Employers are cutting back on retirement benefits, which will mean that many aging baby boomers will be without this type of health insurance.

That’s the conclusion of a new study released by the General Accounting Office. About half of the larger companies in the United States offer retirement health benefits today, compared with about 70 percent a decade ago, the report said. The government auditors cited rising health care costs, corporate takeovers, foreign competition and the diminishing influence of unions.

In testimony before a Senate panel in June, Paul Fronstin of the Employee Benefits Research Institute said his group is concerned with those who cannot work because of poor health. “Of the 21.5 million near-elderly Americans, 2.3 million are not working because of an illness or disability,” he said. “Only those who are very poor or disabled qualify for health insurance under Medicaid or Medicare.”

Gordon Chairs Group That Will Examine Quality

There’s a new blue-ribbon commission in town — called the Forum for Health Care Quality Measurement — and it’s expected to try to come up with a response to a recommendation by President Clinton’s now-defunct advisory group on health care: to figure out, once and for all, how to measure quality and report the results to the public.

The key issues for the Quality Forum are two old gremlins: how to measure outcomes across plans and providers and how to explain those outcomes in lay terms to purchasers.

The panel is chaired by Gail Warden, CEO of Henry Ford Health Care System in Detroit.

Medicare+Choice Regulations Put PSOs on Par With HMOs

Under the Health Care Financing Administration’s Medicare+ Choice Regulations (called “Megaregs” by some wags inside the Beltway), seven different types of managed care arrangements are eligible for risk contracting, including preferred-provider organizations, medical savings accounts and provider-sponsored organizations. Thus, physicians and other providers, such as hospitals and home-health care agencies, can form PSO networks and contract with Medicare, just as HMOs do. So why aren’t PSO backers dancing in the street?

For one thing, start-up costs are higher than they would like to have seen. Medicare PSOs will need to have a minimum net worth of $1.5 million, including $750,000 in liquidity. For another, there are numerous administrative mandates. Medicare PSOs will need to comply with already existing requirements on marketing, enrollment, disenrollment, grievances and claims processing and appeal.

How many PSOs are likely to be certified by year’s end? Probably not more than 25, by HCFA’s estimate.

Teleconsultations: HCFA Issues New Payment Rules

The Health Care Financing Administration has issued proposed rules on payment for physicians and other providers, such as nurse practitioners, clinical nurse specialists and clinical social workers, for teleconsultations under Medicare.

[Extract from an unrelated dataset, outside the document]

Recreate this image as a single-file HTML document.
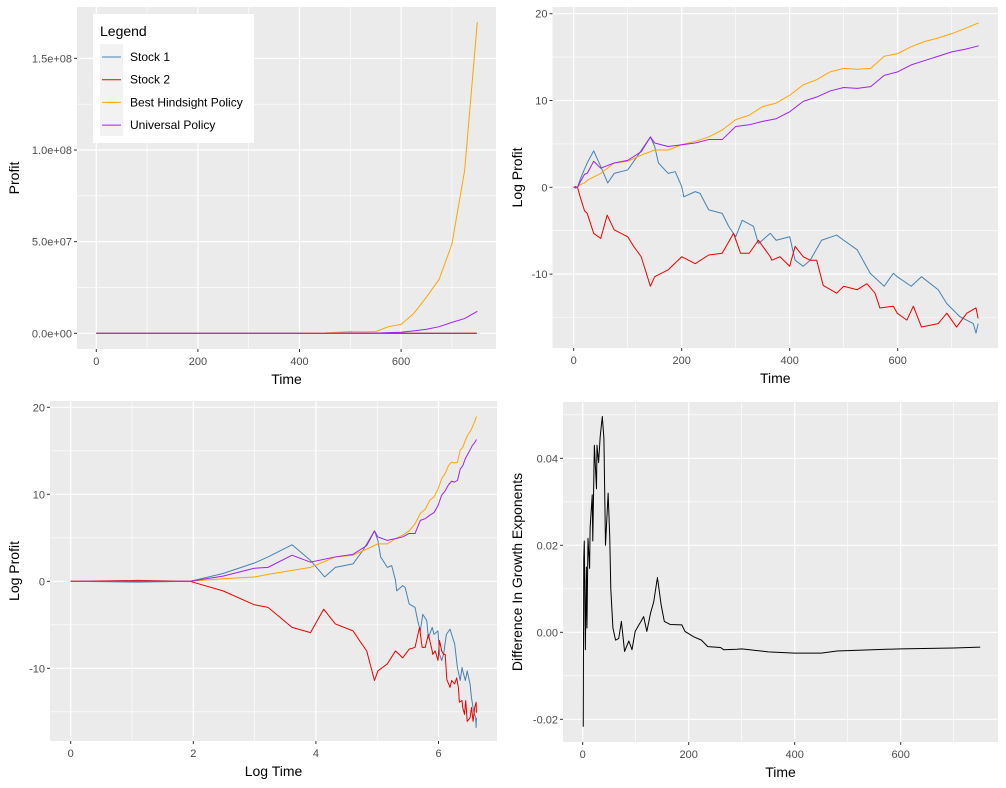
<!DOCTYPE html>
<html><head><meta charset="utf-8"><style>
html,body{margin:0;padding:0;background:#fff;}
svg{display:block;font-family:"Liberation Sans",Arial,sans-serif;}
</style></head><body>
<svg id="chart" width="1006" height="788" viewBox="0 0 1006 788" xmlns="http://www.w3.org/2000/svg"></svg>
<script>
// ---- data (log profit series) ----
const s1T=[0,1,3,7,12,20,25,37,50,63,75,100,117,142,150,157,175,188,200,204,225,234,250,275,287,300,312,333,342,364,375,400,410,425,438,459,487,500,525,549,575,592,599,625,644,675,691,715,740,745,749];
const s1V=[0,0,-0.1,0,0.9,2.1,2.8,4.2,2.4,0.5,1.6,2.0,3.5,5.8,4.7,2.8,1.6,1.8,0.1,-1.1,-0.5,-0.7,-2.6,-3.0,-4.5,-5.7,-3.8,-4.5,-6.5,-5.3,-6.1,-5.7,-8.4,-9.1,-8.4,-6.1,-5.5,-6.1,-7.2,-9.9,-11.4,-9.9,-10.3,-11.4,-10.3,-11.8,-13.4,-14.9,-15.7,-16.8,-15.7];
const s2T=[0,1,3,7,12,20,25,37,50,62,75,100,111,125,142,150,175,200,225,250,275,296,309,325,342,364,367,382,400,410,425,438,450,462,487,500,525,543,558,567,592,599,617,629,644,675,691,709,728,745,749];
const s2V=[0,0,0.1,0,-1.1,-2.7,-3.0,-5.3,-5.9,-3.2,-4.9,-5.7,-6.8,-8.0,-11.4,-10.3,-9.5,-8.0,-8.8,-7.8,-7.6,-5.3,-7.6,-7.6,-6.1,-8.0,-8.4,-8.0,-9.1,-6.8,-8.0,-8.4,-8.4,-11.3,-12.2,-11.4,-11.8,-11.1,-12.2,-13.9,-13.7,-14.5,-15.3,-13.7,-16.1,-15.7,-14.5,-16.1,-14.5,-13.9,-15.1];
const bestT=[0,1,3,7,12,20,25,50,75,100,125,150,175,200,225,250,275,300,325,350,375,400,425,450,475,500,525,550,575,600,625,650,675,700,725,750];
const bestV=[0,0,0,0,0.3,0.5,0.8,1.6,2.8,3.0,3.7,4.3,4.3,4.9,5.3,5.8,6.6,7.8,8.3,9.3,9.7,10.6,11.8,12.4,13.3,13.7,13.6,13.7,15.1,15.4,16.2,16.8,17.2,17.7,18.3,18.95];
const uniT=[0,1,3,7,12,20,25,37,50,75,100,125,142,150,175,200,225,250,275,300,325,350,375,400,425,450,475,500,525,550,575,600,625,650,675,700,725,750];
const uniV=[0,0,0,0,0.6,1.5,1.6,3.0,2.2,2.8,3.1,4.1,5.8,5.1,4.7,4.9,5.1,5.5,5.5,7.0,7.2,7.6,7.9,8.7,9.9,10.4,11.1,11.5,11.4,11.6,12.9,13.3,14.1,14.6,15.1,15.6,15.9,16.3];
// difference in growth exponents
const dT=[1,2,3,5,7,8,10,13,14,18,19,22,26,27,30,33,37,40,43,48,51,53,57,62,68,73,79,87,93,99,106,110,115,121,128,134,141,148,154,165,187,193,209,224,236,260,266,291,300,350,400,450,480,500,600,700,750];
const dV=[-0.0217,0.017,0.021,-0.004,0.015,0.001,0.0216,0.0147,0.024,0.0316,0.021,0.043,0.033,0.043,0.039,0.045,0.0496,0.0446,0.020,0.032,0.022,0.010,0.001,-0.0018,-0.0014,0.0025,-0.0044,-0.002,-0.004,0.0002,0.0017,0.0025,0.0036,0.0002,0.0044,0.007,0.0126,0.0063,0.0025,0.0018,0.0017,0.0002,-0.001,-0.0018,-0.0033,-0.0035,-0.004,-0.0039,-0.0038,-0.0045,-0.0048,-0.0048,-0.0043,-0.0042,-0.0038,-0.0036,-0.0034];
// ticks
const p1XTicks=[0,200,400,600];
const p1YTicks=[0,5e7,1e8,1.5e8];
const p1YLabels=["0.0e+00","5.0e+07","1.0e+08","1.5e+08"];
const p2YTicks=[-10,0,10,20];
const p3XTicks=[0,2,4,6];
const p4YTicks=[-0.02,0,0.02,0.04];
const p4YLabels=["-0.02","0.00","0.02","0.04"];

const NS="http://www.w3.org/2000/svg";
const svg=document.getElementById('chart');
function mk(tag,attrs,parent){const e=document.createElementNS(NS,tag);for(const k in attrs)e.setAttribute(k,attrs[k]);(parent||svg).appendChild(e);return e;}

const COL={s1:"#4682B4",s2:"#EE0000",best:"#FFA500",uni:"#A020F0"};

function panel(name,box,xs,ys,xMaj,xMin,yMaj,yMin,xLab,yLab,xTitle,yTitle,yTitleX){
  const g=mk('g',{});
  
  
  const bg=mk('rect',{x:box[0],y:box[1],width:box[2]-box[0],height:box[3]-box[1],fill:'#EBEBEB'},g);
  
  
  xMin.forEach(v=>{const x=xs(v);if(x>box[0]&&x<box[2])mk('line',{x1:x,x2:x,y1:box[1],y2:box[3],stroke:'#fff','stroke-width':0.6},g);});
  yMin.forEach(v=>{const y=ys(v);if(y>box[1]&&y<box[3])mk('line',{y1:y,y2:y,x1:box[0],x2:box[2],stroke:'#fff','stroke-width':0.6},g);});
  xMaj.forEach((v,i)=>{const x=xs(v);
    mk('line',{x1:x,x2:x,y1:box[1],y2:box[3],stroke:'#fff','stroke-width':1.2},g);
    mk('line',{x1:x,x2:x,y1:box[3],y2:box[3]+3,stroke:'#333','stroke-width':1},g);
    const t=mk('text',{x:x,y:box[3]+16,'font-size':11,fill:'#4D4D4D','text-anchor':'middle'},g);t.textContent=xLab[i];
    
    });
  yMaj.forEach((v,i)=>{const y=ys(v);
    mk('line',{y1:y,y2:y,x1:box[0],x2:box[2],stroke:'#fff','stroke-width':1.2},g);
    mk('line',{y1:y,y2:y,x1:box[0]-3,x2:box[0],stroke:'#333','stroke-width':1},g);
    const t=mk('text',{x:box[0]-5,y:y+4,'font-size':11,fill:'#4D4D4D','text-anchor':'end'},g);t.textContent=yLab[i];
    
    });
  const xt=mk('text',{x:(box[0]+box[2])/2,y:box[3]+35,'font-size':14,fill:'#000','text-anchor':'middle'},g);xt.textContent=xTitle;
  
  
  const cy=(box[1]+box[3])/2;
  const yt=mk('text',{x:yTitleX,y:cy,'font-size':14,fill:'#000','text-anchor':'middle',transform:`rotate(-90 ${yTitleX} ${cy})`},g);yt.textContent=yTitle;
  
  
  const cid='clip-'+name;
  const cp=mk('clipPath',{id:cid},g);mk('rect',{x:box[0],y:box[1],width:box[2]-box[0],height:box[3]-box[1]},cp);
  return {g,cid};
}
function series(p,name,T,V,xs,ys,f,col){
  let d='';
  T.forEach((t,i)=>{const v=f(t,V[i]);if(v===null)return;d+=(d?'L':'M')+xs(t).toFixed(2)+','+ys(v).toFixed(2);});
  const path=mk('path',{d:d,fill:'none',stroke:col,'stroke-width':1,'stroke-linejoin':'round','clip-path':`url(#${p.cid})`},p.g);
  
  
}
const id=(t,v)=>v;

// Panel 1 : Profit vs Time
{const box=[77,7,496,349];const xs=t=>96.3+t*0.508;const ys=v=>333.3-v*1.833e-6;
 const p=panel('profit-panel',box,xs,ys,p1XTicks,[100,300,500,700],p1YTicks,[2.5e7,7.5e7,1.25e8],p1XTicks.map(String),p1YLabels,'Time','Profit',19);
 const ex=(t,v)=>Math.exp(v);
 series(p,'stock-1-line',s1T,s1V,xs,ys,ex,COL.s1);
 series(p,'stock-2-line',s2T,s2V,xs,ys,ex,COL.s2);
 series(p,'best-hindsight-line',bestT,bestV,xs,ys,ex,COL.best);
 series(p,'universal-policy-line',uniT,uniV,xs,ys,ex,COL.uni);
 const lg=mk('g',{});
 
 
 mk('rect',{x:93,y:14,width:161,height:129,fill:'#fff'},lg);
 mk('rect',{x:100,y:44,width:23,height:92,fill:'#F2F2F2'},lg);
 const lt=mk('text',{x:100,y:36,'font-size':14,fill:'#000'},lg);lt.textContent='Legend';
 
 
 const items=[['Stock 1',COL.s1],['Stock 2',COL.s2],['Best Hindsight Policy',COL.best],['Universal Policy',COL.uni]];
 items.forEach((it,i)=>{const y=57+i*22.7;
   const e=mk('g',{},lg);
   
   
   mk('line',{x1:102,x2:121,y1:y,y2:y,stroke:it[1],'stroke-width':1},e);
   const t=mk('text',{x:130,y:y+4,'font-size':12,fill:'#000'},e);t.textContent=it[0];});
}
// Panel 2 : Log Profit vs Time
{const box=[552.5,7,998,348];const xs=t=>573.7+t*0.54;const ys=v=>187.3-v*8.68;
 const p=panel('log-profit-panel',box,xs,ys,p1XTicks,[100,300,500,700],p2YTicks,[-15,-5,5,15],p1XTicks.map(String),p2YTicks.map(String),'Time','Log Profit',522);
 series(p,'stock-1-line',s1T,s1V,xs,ys,id,COL.s1);
 series(p,'stock-2-line',s2T,s2V,xs,ys,id,COL.s2);
 series(p,'best-hindsight-line',bestT,bestV,xs,ys,id,COL.best);
 series(p,'universal-policy-line',uniT,uniV,xs,ys,id,COL.uni);
}
// Panel 3 : Log Profit vs Log Time
{const box=[50,401,497,741];const xs=t=>70.7+t*61.3;const ys=v=>581.3-v*8.7;
 const p=panel('log-log-panel',box,xs,ys,p3XTicks,[1,3,5],p2YTicks,[-15,-5,5,15],p3XTicks.map(String),p2YTicks.map(String),'Log Time','Log Profit',19);
 const lgT=T=>T.filter(t=>t>=1).map(t=>Math.log(t));
 const lgV=(T,V)=>V.filter((v,i)=>T[i]>=1);
 series(p,'stock-1-line',lgT(s1T),lgV(s1T,s1V),xs,ys,id,COL.s1);
 series(p,'stock-2-line',lgT(s2T),lgV(s2T,s2V),xs,ys,id,COL.s2);
 series(p,'best-hindsight-line',lgT(bestT),lgV(bestT,bestV),xs,ys,id,COL.best);
 series(p,'universal-policy-line',lgT(uniT),lgV(uniT,uniV),xs,ys,id,COL.uni);
}
// Panel 4 : Difference in growth exponents
{const box=[563,402,998,742];const xs=t=>582.7+t*0.53;const ys=v=>632.3-v*4350;
 const p=panel('growth-difference-panel',box,xs,ys,p1XTicks,[100,300,500,700],p4YTicks,[-0.01,0.01,0.03,0.05],p1XTicks.map(String),p4YLabels,'Time','Difference In Growth Exponents',522);
 series(p,'growth-difference-line',dT,dV,xs,ys,id,'#000');
}
</script>
</body></html>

Under the proposed regulations, teleconsultation is considered a new way or process of delivering a consultation, not a new medical service. Therefore, according to the rules, to qualify for Medicare payment, “the patient must be present and the telecommunications technology must allow the consulting practitioner to control an interactive medical examination of the patient.”

Take as Needed…

Medicare will now cover blood glucose testing supplies for enrollees with diabetes. There are more than 4 million Medicare-eligible patients diagnosed with diabetes…. Organ donation is suddenly the focus of enormous attention from the Department of Health and Human Services. First, the department issued a proposed rule revising the local-first policy to make urgency — not geography — the primary criterion for allocating organs. Now, the department has announced new regulations requiring hospitals to notify their regional organ-procurement organizations whenever a patient dies to determine if the patient’s organs are suitable for transplantation. HHS may penalize institutions that fail to comply. Expect Congress to monitor organ-transplant policy developments with more scrutiny…. HCFA is installing new software that experts say can detect mathematical errors and inappropriate billings. Pointing out that three years have passed since the General Accounting Office first recommended that HCFA adopt the software, a GAO report said installation is expected to save hundreds of millions of dollars a year. Incorrect billings last year cost Medicare $1.7 billion.